In the end, HAProxy offered the stability and enabled the base functionality of Postgres we wanted. In tests, it failed over quickly and reliably. The only caveat with HAProxy + Postgres is that you have to rely on TCP passthrough with SSL termination at Postgres. We'd have preferred the SSL termination at HAProxy, but Postgres engineered it's own connecting procedure to listen for standard and SSL connections on the same port. SSL termination at the HAProxy was causing issues for drivers that were built to use that procedure and cannot use a standard SSL connection.
I think if you wanted to have the simplest possible solution, pgbouncer and postgresql-specific replication mechanism would be perfect. This is along the same lines as my question - I don't really see how these alternate solutions could be construed as lacking...
[1]: https://github.com/compose/governor/blob/master/haproxy_stat...
Manual failover is often a lot safer, automatic systems have a nasty habit of not doing what you expect them to and trashing your database / losing data.
Durability and consistency are two separate concepts.
A client shouldn't use a stale value. If a DB does not hold a valid key, it shouldn't accept new connections, or signal that data was committed.
But that's exactly the problem! If you were to run this whole system under a tool like Jepsen, this would show up as "acknowledged but lost writes". It's not generally considered acceptable to connect to your database, issue an UPDATE and a COMMIT, and have everything appear to work successfully, only for the data to disappear into the aether because it got sent to the wrong replica.
> If a DB does not hold a valid key, it shouldn't accept new connections, or signal that data was committed.
Exactly, and the problem with this implementation (again, unless I'm missing something) is that it may violate this contract.
If there is a need for multiple 9's of uptime, there should be an escalation process for these kinds of events, which will probably include 24/7 on-call rotations.
Even if the problem is entirely self-resolving, it should still be looked at by more than one system. It should be noted, observed, documented, and confirmed it's truly resolved. That system is usually a human, but it doesn't necessarily have to be.
Oh and here is the Compare and Swap (Atomic) functionality of etcd that he described: https://github.com/coreos/etcd/blob/master/Documentation/api...
The proxy can find the cluster manually or use SRV records. Autoscale the Postgres machines as much as you want after that while leaving etcd on stable machines.

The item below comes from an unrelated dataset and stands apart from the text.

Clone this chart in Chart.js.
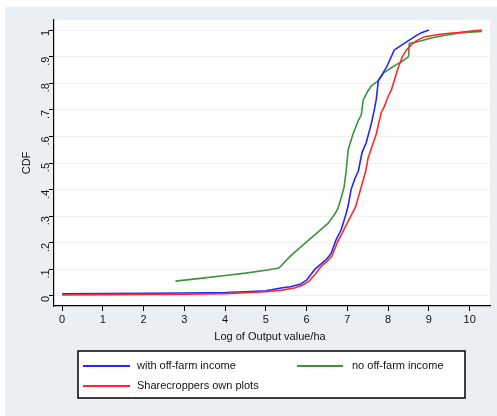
<!DOCTYPE html>
<html>
<head>
<meta charset="utf-8">
<script src="https://cdn.jsdelivr.net/npm/chart.js@4/dist/chart.umd.min.js"></script>
<style>
html,body{margin:0;padding:0;background:#ffffff;}
#wrap{position:relative;width:497px;height:416px;}
</style>
</head>
<body>
<div id="wrap"><canvas id="c" width="497" height="416"></canvas></div>
<script>
// ---- data ----
const xTicks = [0,1,2,3,4,5,6,7,8,9,10];
const yTicks = [0,0.1,0.2,0.3,0.4,0.5,0.6,0.7,0.8,0.9,1];
const seriesNames = ['with off-farm income','no off-farm income','Sharecroppers own plots'];

const withX = [0,1,2,3,4,4.5,5,5.37,5.6,5.86,6.0,6.1,6.2,6.35,6.5,6.6,6.72,6.85,6.92,6.97,7.02,7.09,7.18,7.27,7.36,7.46,7.59,7.66,7.71,7.76,7.88,7.96,8.05,8.15,8.2,8.35,8.5,8.7,8.82,9.0];
const withP = [0.008,0.009,0.01,0.011,0.013,0.016,0.02,0.03,0.035,0.045,0.06,0.08,0.1,0.12,0.14,0.16,0.21,0.25,0.285,0.31,0.34,0.40,0.44,0.47,0.54,0.575,0.65,0.70,0.74,0.81,0.84,0.86,0.89,0.925,0.93,0.945,0.96,0.98,0.99,1.0];

const noX = [2.78,3.5,4.0,4.5,5.0,5.32,5.6,5.9,6.2,6.53,6.7,6.77,6.85,6.92,6.97,7.02,7.08,7.14,7.27,7.34,7.39,7.5,7.59,7.76,7.9,8.1,8.2,8.33,8.5,8.52,8.7,9.06,9.4,9.8,10.3];
const noP = [0.056,0.068,0.077,0.086,0.097,0.105,0.15,0.19,0.23,0.274,0.31,0.33,0.37,0.41,0.47,0.55,0.58,0.61,0.66,0.68,0.737,0.77,0.79,0.81,0.84,0.86,0.87,0.88,0.90,0.95,0.955,0.97,0.98,0.99,0.995];

const shareX = [0,1,2,3,4,4.5,5,5.4,5.7,5.9,6.05,6.2,6.35,6.5,6.62,6.75,6.85,6.95,7.05,7.15,7.2,7.34,7.45,7.51,7.6,7.71,7.83,7.9,8.0,8.08,8.15,8.25,8.35,8.45,8.57,8.7,8.9,9.2,9.5,9.73,10.0,10.3];
const shareP = [0.004,0.005,0.006,0.007,0.009,0.012,0.016,0.022,0.03,0.04,0.055,0.08,0.11,0.13,0.15,0.2,0.23,0.26,0.29,0.32,0.335,0.41,0.47,0.52,0.56,0.61,0.69,0.71,0.75,0.775,0.81,0.86,0.90,0.925,0.945,0.96,0.975,0.982,0.988,0.99,0.995,1.0];

const colors = ['#2424ff','#3a953a','#ff2a2a'];

function pts(xs, ps){ return xs.map((x,i)=>({x:x, y:ps[i]})); }

const FONT = '"Liberation Sans", Arial, sans-serif';

const bgPlugin = {
  id:'bg',
  beforeDraw(chart){
    const ctx = chart.ctx, a = chart.chartArea;
    ctx.save();
    ctx.fillStyle = '#ffffff';
    ctx.fillRect(0,0,chart.width,chart.height);
    ctx.fillStyle = '#e9eff2';
    ctx.fillRect(5,7,chart.width-5,chart.height-7);
    ctx.fillStyle = '#ffffff';
    ctx.fillRect(a.left,a.top,a.right-a.left,a.bottom-a.top);
    ctx.restore();
  },
  afterDraw(chart){
    const ctx = chart.ctx;
    ctx.save();
    ctx.fillStyle = '#111';
    ctx.font = '11px ' + FONT;
    ctx.textAlign = 'center';
    ctx.textBaseline = 'middle';
    ctx.fillText('Log of Output value/ha', 270, 337);
    ctx.save();
    ctx.translate(27, 163);
    ctx.rotate(-Math.PI/2);
    ctx.fillText('CDF', 0, 0);
    ctx.restore();
    // legend box
    ctx.fillStyle = '#ffffff';
    ctx.fillRect(78,351,387,47);
    ctx.strokeStyle = '#000';
    ctx.lineWidth = 1.5;
    ctx.strokeRect(78,351,387,47);
    const items = [
      {x1:83,x2:130,tx:137,y:366,c:colors[0],t:seriesNames[0]},
      {x1:297,x2:343,tx:352,y:366,c:colors[1],t:seriesNames[1]},
      {x1:83,x2:130,tx:137,y:386,c:colors[2],t:seriesNames[2]}
    ];
    ctx.textAlign = 'left';
    items.forEach(it=>{
      ctx.strokeStyle = it.c; ctx.lineWidth = 2;
      ctx.beginPath(); ctx.moveTo(it.x1,it.y); ctx.lineTo(it.x2,it.y); ctx.stroke();
      ctx.fillStyle = '#111';
      ctx.fillText(it.t, it.tx, it.y);
    });
    ctx.restore();
  }
};

new Chart(document.getElementById('c'), {
  type:'line',
  data:{
    datasets:[
      {label:seriesNames[0], data:pts(withX,withP), borderColor:colors[0], borderWidth:1.6, pointRadius:0, tension:0, fill:false, order:2},
      {label:seriesNames[1], data:pts(noX,noP), borderColor:colors[1], borderWidth:1.6, pointRadius:0, tension:0, fill:false, order:3},
      {label:seriesNames[2], data:pts(shareX,shareP), borderColor:colors[2], borderWidth:1.6, pointRadius:0, tension:0, fill:false, order:1}
    ]
  },
  plugins:[bgPlugin],
  options:{
    responsive:false,
    animation:false,
    devicePixelRatio:1,
    layout:{padding:{left:0,top:20,right:7,bottom:0}},
    plugins:{legend:{display:false}, tooltip:{enabled:false}},
    scales:{
      x:{
        type:'linear', min:-0.2, max:10.5,
        afterBuildTicks(s){ s.ticks = xTicks.map(v=>({value:v})); },
        afterFit(s){ s.height = 110; },
        border:{display:true,color:'#000',width:1.2},
        grid:{color:'rgba(0,0,0,0)', tickColor:'#000', tickLength:5, drawOnChartArea:false},
        ticks:{color:'#111', font:{family:FONT,size:11}, padding:2, maxRotation:0, minRotation:0, callback:v=>String(v)}
      },
      y:{
        type:'linear', min:-0.0376, max:1.0376,
        afterBuildTicks(s){ s.ticks = yTicks.map(v=>({value:v})); },
        afterFit(s){ s.width = 54; },
        border:{display:true,color:'#000',width:1.2},
        grid:{color:'#eef2f4', tickColor:'#000', tickLength:5, lineWidth:1},
        ticks:{color:'#111', font:{family:FONT,size:11}, padding:3, minRotation:90, maxRotation:90,
          callback:v=>{ if (Math.abs(v)<1e-9) return '0'; if (Math.abs(v-1)<1e-9) return '1'; return '.'+Math.round(v*10); }}
      }
    }
  }
});
</script>
</body>
</html>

In every case, at some point, there were implementation/software bug related issues that ultimately caused more unplanned outages than I've ever seen a single, well run server experience.
* After a complete, planned shutdown, neither server is happy to start until it sees the other one online. In the end, neither ends up booting. * A failover occurs, at which point you find out the hard way there is state being stored in a non-replicate file. I've seen this with several different Asterisk HA solutions in particular. * A failover occurs, and non-database aware storage snapshots leave the redundant server with a non-mountable mirror of the database.
Any consultant worth their day (let alone week) rate should be also able to refer you to previous clients, from whom you can hopefully get some sense of how satisfied people are with the candidate's work.
And, ultimately, there's an intuition factor at work here. It's been my consistent experience that if a candidate gives you some kind of hinky vibe, don't use them. When folks I've worked with haven't followed that, the results have pretty reliably been poor, at best.